After five months of negotiations, the United States Department of Justice and the city of Baltimore have reached an agreement on the consent decree outlining the plan and oversight of the progress to be made in reforming the city’s police force.

The city of Baltimore and the Justice Department announced on Thursday, Jan. 12, 2016 that an agreement has been reached between the parties, a consent decree enforceable by the court, to initiate reforms to the city’s law enforcement that will, as Attorney General Loretta Lynch outlined, restore community trust in law enforcement, increase public and police officer safety and restore effective and constitutional policing to the city of Baltimore.

Baltimore city officials and the Justice Department have been working together, along with receiving public input, since August 10, 2016, when the DOJ released its 163-page report on its investigation of the Baltimore Police Department in the wake of Freddie Gray’s death while in police custody in April 2015.

The City of Baltimore’s spending board approved the consent decree, leaving only the approval of a federal judge for the agreement between the city and the DOJ to become official.

Attorney General Loretta Lynch characterized the plan for the city’s police reform to be an effort of the people of the city, saying, “It reflects significant input from the people of Baltimore,” Lynch said. “It’s all of you.
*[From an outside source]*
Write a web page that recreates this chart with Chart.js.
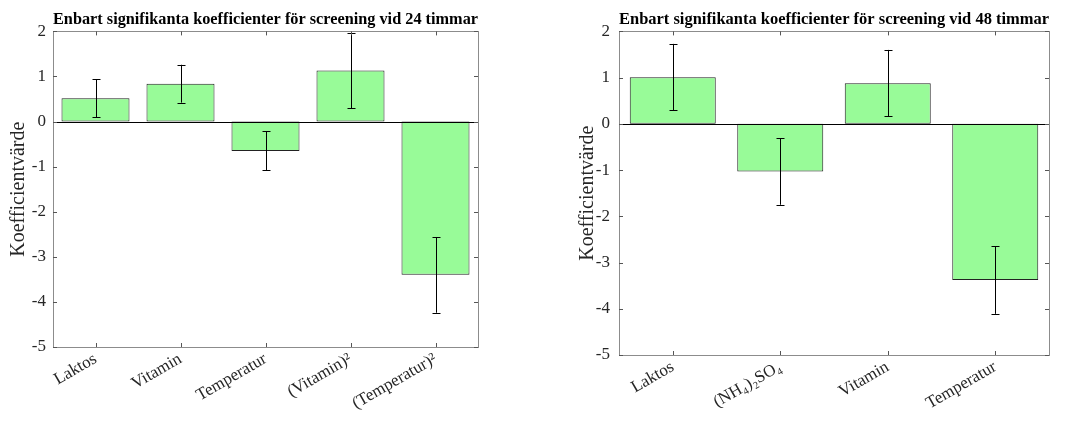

It’s your commitment. It’s your dedication.”

Baltimore Mayor Catherine Pugh said, “The agreement is designed to increase transparency, public oversight [and] accountability. And, she said, it calls for “training, training, training, training.”

The consent decree calls for the establishment of an independent federal oversight committee and a community oversight task force to monitor the Baltimore Police as they move forward to ensure compliance.

It was in the aftermath of the death of Freddie Gray that tensions, anger and frustration grew in the city between the public and law enforcement, and that the DOJ initiated its investigation into Baltimore police conduct and practices in response to a request by then-mayor of Baltimore, Stephanie Rawlings-Blake.

Six Baltimore police officers were charged in the incident that resulted in Gray’s injuries and subsequent death while in police custody, although none of those officers were convicted. Three of the officers had charges against them dropped, causing further tensions.